Many breakfast foods commonly believed to be healthy contain a high proportion of a person's recommended daily salt intake, health campaigners claim.
Poor labelling means people could be unaware of the "hidden" salt in their breakfasts, Consensus Action on Salt and Health (CASH) said.
A study of more than 200 food items showed that, as expected, a traditional full English fry-up can contain as much as 6 g of salt – the daily limit for an adult in a single sitting.
But CASH added that those who never eat a fry-up could find that their healthier breakfast is still high in salt.

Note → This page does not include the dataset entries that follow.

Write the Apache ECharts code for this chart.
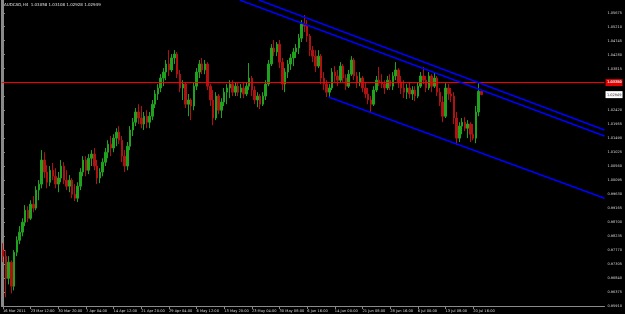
<!DOCTYPE html>
<html><head><meta charset="utf-8">
<script src="https://cdn.jsdelivr.net/npm/echarts@6/dist/echarts.min.js"></script>
<style>html,body{margin:0;padding:0;background:#000;}#c{width:625px;height:314px;}</style>
</head><body><div id="c"></div>
<script>
const titleText = 'AUDCAD,H4  1.03058 1.03108 1.02928 1.02949';
const xTickLabels = ['16 Mar 2011','23 Mar 12:00','30 Mar 20:00','7 Apr 04:00','14 Apr 12:00','21 Apr 20:00','29 Apr 04:00','6 May 12:00','13 May 20:00','23 May 04:00','30 May 08:00','6 Jun 16:00','14 Jun 00:00','21 Jun 08:00','28 Jun 16:00','6 Jul 00:00','13 Jul 08:00','20 Jul 16:00'];
const yTickValues = [0.95910,0.96375,0.96840,0.97305,0.97770,0.98235,0.98700,0.99165,0.99630,1.00095,1.00560,1.01025,1.01490,1.01955,1.02420,1.02885,1.03350,1.03815,1.04280,1.04745,1.05210,1.05675];
const slotsPerLabel = 10;
const totalSlots = 218;

const openP = [.9777,.9757,.9683,.9737,.9657,.9770,.9810,.9837,.9870,.9910,
.9883,.9930,.9917,.9977,.9997,1.0077,1.0037,1.0003,1.0043,1.0023,
.9997,1.0017,1.0057,1.0010,.9990,1.0010,.9963,.9950,.9990,1.0037,
1.0077,1.0043,1.0083,1.0097,1.0057,1.0017,1.0037,1.0070,1.0103,1.0130,
1.0117,1.0150,1.0170,1.0143,1.0090,1.0057,1.0123,1.0177,1.0203,1.0237,
1.0217,1.0197,1.0223,1.0203,1.0223,1.0263,1.0297,1.0317,1.0350,1.0370,
1.0397,1.0377,1.0417,1.0430,1.0363,1.0317,1.0330,1.0263,1.0277,1.0257,
1.0323,1.0370,1.0397,1.0377,1.0397,1.0323,1.0277,1.0217,1.0290,1.0243,
1.0270,1.0303,1.0317,1.0330,1.0303,1.0323,1.0303,1.0317,1.0297,1.0323,
1.0350,1.0310,1.0277,1.0290,1.0263,1.0290,1.0330,1.0397,1.0450,1.0437,
1.0463,1.0403,1.0330,1.0370,1.0397,1.0417,1.0437,1.0450,1.0483,1.0530,
1.0523,1.0490,1.0443,1.0423,1.0390,1.0423,1.0350,1.0330,1.0303,1.0317,
1.0370,1.0357,1.0343,1.0390,1.0350,1.0323,1.0363,1.0410,1.0357,1.0337,
1.0350,1.0317,1.0297,1.0277,1.0263,1.0310,1.0343,1.0337,1.0330,1.0317,
1.0343,1.0323,1.0357,1.0377,1.0337,1.0317,1.0303,1.0317,1.0297,1.0310,
1.0290,1.0323,1.0357,1.0343,1.0317,1.0357,1.0323,1.0350,1.0303,1.0270,
1.0223,1.0317,1.0297,1.0290,1.0217,1.0150,1.0190,1.0203,1.0183,1.0197,
1.0163,1.0150,1.0237,1.03058];
const highP = [.9800,.9777,.9757,.9743,.9777,.9823,.9857,.9883,.9927,.9923,
.9943,.9957,.9990,1.0010,1.0110,1.0103,1.0060,1.0057,1.0067,1.0050,
1.0037,1.0077,1.0070,1.0043,1.0027,1.0017,.9997,1.0003,1.0050,1.0090,
1.0090,1.0097,1.0110,1.0117,1.0077,1.0050,1.0083,1.0117,1.0143,1.0157,
1.0163,1.0183,1.0190,1.0157,1.0110,1.0137,1.0190,1.0217,1.0250,1.0263,
1.0257,1.0237,1.0243,1.0237,1.0277,1.0310,1.0330,1.0363,1.0383,1.0410,
1.0443,1.0430,1.0443,1.0437,1.0377,1.0343,1.0337,1.0297,1.0283,1.0337,
1.0383,1.0410,1.0417,1.0410,1.0403,1.0330,1.0310,1.0303,1.0297,1.0283,
1.0317,1.0330,1.0343,1.0343,1.0337,1.0337,1.0330,1.0337,1.0337,1.0400,
1.0357,1.0323,1.0303,1.0297,1.0303,1.0343,1.0410,1.0463,1.0477,1.0470,
1.0477,1.0417,1.0383,1.0410,1.0430,1.0450,1.0463,1.0497,1.0543,1.0560,
1.0543,1.0497,1.0457,1.0443,1.0443,1.0430,1.0370,1.0343,1.0330,1.0383,
1.0390,1.0377,1.0403,1.0397,1.0363,1.0377,1.0423,1.0417,1.0370,1.0370,
1.0357,1.0337,1.0317,1.0290,1.0323,1.0357,1.0387,1.0363,1.0343,1.0357,
1.0363,1.0370,1.0403,1.0383,1.0357,1.0343,1.0330,1.0337,1.0323,1.0323,
1.0337,1.0370,1.0387,1.0357,1.0370,1.0363,1.0367,1.0357,1.0317,1.0290,
1.0333,1.0330,1.0317,1.0303,1.0237,1.0203,1.0217,1.0220,1.0210,1.0203,
1.0197,1.0257,1.0333,1.03108];
const lowP = [.9737,.9620,.9663,.9633,.9643,.9757,.9797,.9823,.9857,.9870,
.9877,.9903,.9910,.9943,.9983,1.0017,.9983,.9990,1.0010,.9983,
.9970,1.0003,.9997,.9977,.9970,.9950,.9940,.9937,.9977,1.0023,
1.0023,1.0030,1.0057,1.0043,.9997,1.0000,1.0023,1.0057,1.0083,1.0090,
1.0103,1.0123,1.0130,1.0070,1.0037,1.0043,1.0110,1.0157,1.0190,1.0197,
1.0183,1.0177,1.0183,1.0183,1.0210,1.0250,1.0277,1.0303,1.0323,1.0343,
1.0357,1.0370,1.0397,1.0350,1.0303,1.0277,1.0250,1.0223,1.0210,1.0243,
1.0310,1.0350,1.0363,1.0363,1.0310,1.0257,1.0193,1.0210,1.0230,1.0217,
1.0257,1.0263,1.0283,1.0290,1.0290,1.0290,1.0283,1.0283,1.0290,1.0310,
1.0290,1.0263,1.0253,1.0247,1.0257,1.0277,1.0323,1.0390,1.0423,1.0423,
1.0383,1.0310,1.0303,1.0350,1.0377,1.0390,1.0417,1.0430,1.0470,1.0503,
1.0470,1.0423,1.0403,1.0370,1.0383,1.0330,1.0310,1.0287,1.0283,1.0310,
1.0337,1.0323,1.0337,1.0337,1.0310,1.0317,1.0357,1.0343,1.0317,1.0323,
1.0303,1.0283,1.0263,1.0237,1.0257,1.0303,1.0323,1.0317,1.0297,1.0310,
1.0310,1.0310,1.0343,1.0317,1.0297,1.0283,1.0280,1.0283,1.0277,1.0273,
1.0283,1.0317,1.0330,1.0303,1.0310,1.0303,1.0317,1.0290,1.0257,1.0203,
1.0217,1.0277,1.0270,1.0197,1.0127,1.0137,1.0163,1.0173,1.0150,1.0137,
1.0143,1.0133,1.0223,1.02928];
const closeP = [.9757,.9683,.9737,.9657,.9770,.9810,.9837,.9870,.9910,.9883,
.9930,.9917,.9977,.9997,1.0077,1.0037,1.0003,1.0043,1.0023,.9997,
1.0017,1.0057,1.0010,.9990,1.0010,.9963,.9950,.9990,1.0037,1.0077,
1.0043,1.0083,1.0097,1.0057,1.0017,1.0037,1.0070,1.0103,1.0130,1.0117,
1.0150,1.0170,1.0143,1.0090,1.0057,1.0123,1.0177,1.0203,1.0237,1.0217,
1.0197,1.0223,1.0203,1.0223,1.0263,1.0297,1.0317,1.0350,1.0370,1.0397,
1.0377,1.0417,1.0430,1.0363,1.0317,1.0330,1.0263,1.0277,1.0257,1.0323,
1.0370,1.0397,1.0377,1.0397,1.0323,1.0277,1.0217,1.0290,1.0243,1.0270,
1.0303,1.0317,1.0330,1.0303,1.0323,1.0303,1.0317,1.0297,1.0323,1.0350,
1.0310,1.0277,1.0290,1.0263,1.0290,1.0330,1.0397,1.0450,1.0437,1.0463,
1.0403,1.0330,1.0370,1.0397,1.0417,1.0437,1.0450,1.0483,1.0530,1.0523,
1.0490,1.0443,1.0423,1.0390,1.0423,1.0350,1.0330,1.0303,1.0317,1.0370,
1.0357,1.0343,1.0390,1.0350,1.0323,1.0363,1.0410,1.0357,1.0337,1.0350,
1.0317,1.0297,1.0277,1.0263,1.0310,1.0343,1.0337,1.0330,1.0317,1.0343,
1.0323,1.0357,1.0377,1.0337,1.0317,1.0303,1.0317,1.0297,1.0310,1.0290,
1.0323,1.0357,1.0343,1.0317,1.0357,1.0323,1.0350,1.0303,1.0270,1.0223,
1.0317,1.0297,1.0290,1.0217,1.0150,1.0190,1.0203,1.0183,1.0197,1.0163,
1.0150,1.0237,1.0306,1.02949];

// channel trendlines: [slot index, price] endpoints
const trendA = [[92.5, 1.0610], [217.5, 1.0177]];
const trendB = [[85.6, 1.0610], [217.5, 1.0157]];
const trendC = [[117.7, 1.0287], [217.5, 0.9950]];
const hLineLevel = 1.03350;
const yMin = 0.95910, yMax = 1.0610;

const categories = [];
for (let i = 0; i < totalSlots; i++) {
  const k = i / slotsPerLabel;
  categories.push(i % slotsPerLabel === 0 && k < xTickLabels.length ? xTickLabels[k] : '');
}
const candles = openP.map((o, i) => [o, closeP[i], lowP[i], highP[i]]);
const lastClose = closeP[closeP.length - 1];

const chart = echarts.init(document.getElementById('c'), null, {renderer: 'canvas'});
const up = '#1fa31f', down = '#b01212';
const FONT = '"DejaVu Sans"';
chart.setOption({
  backgroundColor: '#000000',
  animation: false,
  grid: {left: 1, right: 18, top: 0, bottom: 8, containLabel: false},
  xAxis: [{
    type: 'category', data: categories, boundaryGap: true,
    axisLine: {lineStyle: {color: '#8a8a8a', width: 1}},
    axisTick: {show: true, alignWithLabel: true, length: 3, interval: (i, v) => v !== '', lineStyle: {color: '#8a8a8a'}},
    axisLabel: {interval: 0, align: 'left', margin: 3, fontSize: 3.6, color: '#d8d8d8', fontFamily: 'DejaVu Sans'},
    splitLine: {show: false}
  }, {
    type: 'value', min: -0.5, max: totalSlots - 0.5, show: false
  }],
  yAxis: [{
    type: 'value', position: 'right', min: yMin, max: yMax, scale: true,
    axisLine: {show: true, lineStyle: {color: '#8a8a8a', width: 1}},
    axisTick: {show: true, length: 2, customValues: yTickValues, lineStyle: {color: '#8a8a8a'}},
    axisLabel: {customValues: yTickValues, formatter: v => v.toFixed(5), fontSize: 3.5, color: '#d8d8d8', margin: 3, align: 'left', fontFamily: 'DejaVu Sans'},
    splitLine: {show: false}
  }, {
    type: 'value', position: 'left', min: yMin, max: yMax,
    axisLine: {show: true, lineStyle: {color: '#8a8a8a', width: 2}},
    axisTick: {show: false}, axisLabel: {show: false}, splitLine: {show: false}
  }],
  series: [{
    type: 'candlestick', xAxisIndex: 0, yAxisIndex: 0, data: candles, barWidth: 2,
    itemStyle: {color: up, color0: down, borderColor: up, borderColor0: down, borderWidth: 1}
  },
  {type: 'line', xAxisIndex: 1, yAxisIndex: 0, data: [[-0.5, hLineLevel], [totalSlots - 0.5, hLineLevel]], symbol: 'none', lineStyle: {color: '#ff0000', width: 1}, silent: true},
  {type: 'line', xAxisIndex: 1, yAxisIndex: 0, data: trendA, symbol: 'none', lineStyle: {color: '#0000ff', width: 1.5}, silent: true},
  {type: 'line', xAxisIndex: 1, yAxisIndex: 0, data: trendB, symbol: 'none', lineStyle: {color: '#0000ff', width: 1.5}, silent: true},
  {type: 'line', xAxisIndex: 1, yAxisIndex: 0, data: trendC, symbol: 'none', lineStyle: {color: '#0000ff', width: 1.5}, silent: true}
  ]
});

// price tags on the right axis, positioned through the axis scale
const gridRight = chart.convertToPixel({xAxisIndex: 1}, totalSlots - 0.5);
function tag(value, bg, fg) {
  const y = chart.convertToPixel({yAxisIndex: 0}, value);
  return {type: 'group', x: gridRight + 1, y: y - 3.5, children: [
    {type: 'rect', shape: {x: 0, y: 0, width: 17, height: 7}, style: {fill: bg}},
    {type: 'text', x: 1.5, y: 1.5, style: {text: value.toFixed(5), fill: fg, font: '3.5px ' + FONT}}
  ]};
}
chart.setOption({graphic: [
  {type: 'text', left: 4, top: 3, style: {text: titleText, fill: '#e0e0e0', font: '4px ' + FONT}},
  tag(hLineLevel, '#e00000', '#ffffff'),
  tag(lastClose, '#ffffff', '#000000')
]});
</script></body></html>
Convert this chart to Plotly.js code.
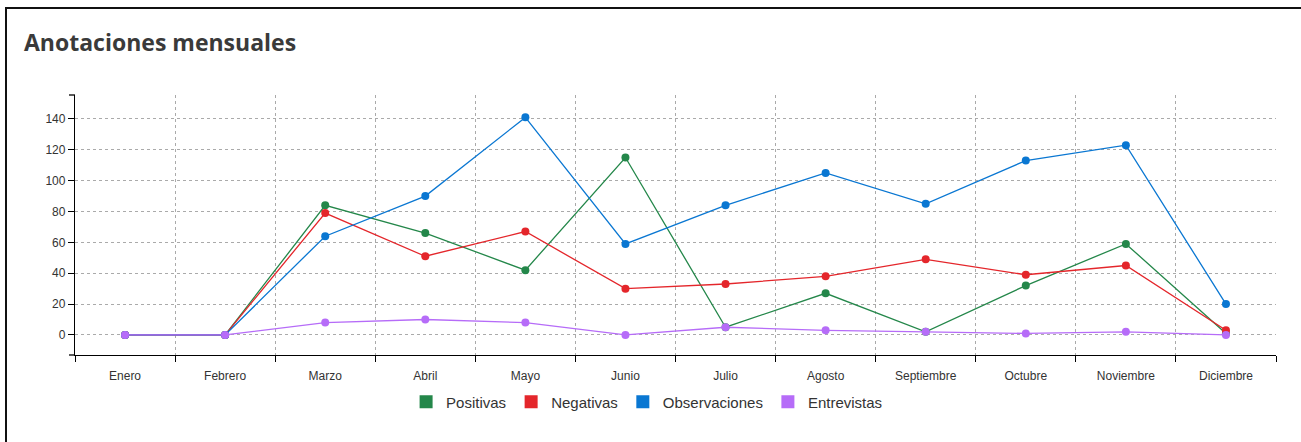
<!DOCTYPE html>
<html>
<head>
<meta charset="utf-8">
<script src="https://cdn.plot.ly/plotly-3.0.1.min.js"></script>
<style>
  html, body { margin: 0; padding: 0; background: #fff; }
  #chart { position: absolute; left: 0; top: 0; width: 1301px; height: 442px; }
  #frame { position: absolute; left: 5px; top: 7px; width: 1400px; height: 500px;
           border-top: 2px solid #111; border-left: 2px solid #111; pointer-events: none; }
</style>
</head>
<body>
<div id="chart"></div>
<div id="frame"></div>
<script>
const months = ["Enero","Febrero","Marzo","Abril","Mayo","Junio","Julio","Agosto","Septiembre","Octubre","Noviembre","Diciembre"];
const positivas     = [0, 0, 84, 66, 42, 115, 5, 27, 2, 32, 59, 1];
const negativas     = [0, 0, 79, 51, 67, 30, 33, 38, 49, 39, 45, 3];
const observaciones = [0, 0, 64, 90, 141, 59, 84, 105, 85, 113, 123, 20];
const entrevistas   = [0, 0, 8, 10, 8, 0, 5, 3, 2, 1, 2, 0];
const yTicks = [0, 20, 40, 60, 80, 100, 120, 140];

const series = [
  {name: "Positivas", y: positivas, color: "#24874a"},
  {name: "Negativas", y: negativas, color: "#e4262b"},
  {name: "Observaciones", y: observaciones, color: "#0a77d2"},
  {name: "Entrevistas", y: entrevistas, color: "#b66cf8"}
];

const traces = [];
series.forEach(s => {
  traces.push({
    type: "scatter", mode: "lines+markers", x: months, y: s.y, name: s.name,
    line: {color: s.color, width: 1.3},
    marker: {color: s.color, size: 8},
    showlegend: false, hoverinfo: "x+y+name"
  });
});
series.forEach(s => {
  traces.push({
    type: "scatter", mode: "markers", x: [months[0]], y: [null], name: s.name,
    marker: {color: s.color, size: 13, symbol: "square"},
    showlegend: true, hoverinfo: "skip"
  });
});

const tickFont = {family: "Liberation Sans, Arial, sans-serif", size: 12, color: "#333"};

const layout = {
  width: 1301, height: 442,
  margin: {l: 75, r: 25, t: 95, b: 87},
  paper_bgcolor: "#fff", plot_bgcolor: "#fff",
  title: {
    text: "Anotaciones mensuales",
    font: {family: "Open Sans, sans-serif", size: 23, weight: "bold", color: "#3a3a3a"},
    xref: "container", yref: "container",
    x: 24/1301, xanchor: "left", y: 1 - 43/442, yanchor: "middle"
  },
  xaxis: {
    type: "category", range: [-0.5, 11.5],
    tickson: "boundaries", ticks: "outside", ticklen: 6, tickcolor: "#000", tickwidth: 1,
    ticklabelstandoff: 9,
    showline: true, linecolor: "#000", linewidth: 1.3,
    showgrid: true, gridcolor: "#aaa", griddash: "3px,3px", gridwidth: 1,
    tickfont: tickFont, fixedrange: true
  },
  yaxis: {
    range: [-13, 155.5], tickvals: yTicks, ticktext: yTicks.map(String),
    ticks: "outside", ticklen: 6, tickcolor: "#000", tickwidth: 1,
    showline: true, linecolor: "#000", linewidth: 1.3,
    showgrid: true, gridcolor: "#aaa", griddash: "3px,3px", gridwidth: 1,
    zeroline: false, tickfont: tickFont, fixedrange: true
  },
  shapes: [
    {type: "line", xref: "paper", yref: "paper", x0: -6/1201, x1: 0, y0: 1, y1: 1, line: {color: "#000", width: 1.3}},
    {type: "line", xref: "paper", yref: "paper", x0: -6/1201, x1: 0, y0: 0, y1: 0, line: {color: "#000", width: 1.3}},
    {type: "line", xref: "paper", yref: "paper", x0: 1.0008, x1: 1.0008, y0: 0.004, y1: 1, layer: "above", line: {color: "#fff", width: 2}}
  ],
  showlegend: true,
  legend: {
    orientation: "h", xref: "container", yref: "container",
    x: 0.497, xanchor: "center", y: 1 - 402/442, yanchor: "middle",
    font: {family: "Liberation Sans, Arial, sans-serif", size: 15, color: "#333"},
    itemwidth: 30, tracegroupgap: 0, bgcolor: "rgba(0,0,0,0)"
  },
  hovermode: "closest"
};

Plotly.newPlot("chart", traces, layout, {displayModeBar: false, staticPlot: false});
</script>
</body>
</html>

A home breakfast of coffee, orange juice, a 30 g serving of Kellogg's Cornflakes and two slices of toast with butter and Marmite contained around 2.8 g salt – nearly half the adult recommended salt limit for the day.
The saltiest "sweet" pastry surveyed was a Starbucks cinnamon swirl containing 1.74 g of salt – or the equivalent of two rashers of bacon.
Every American-style muffin surveyed by CASH had as much, or more, salt than a standard packet of crisps, while some, including Costa's raspberry and white chocolate muffin contained as much salt as three packets.
CASH nutritionist, Carrie Bolt, said: "We believe that people should be given as much information as possible about the food they buy so that they can make an informed choice."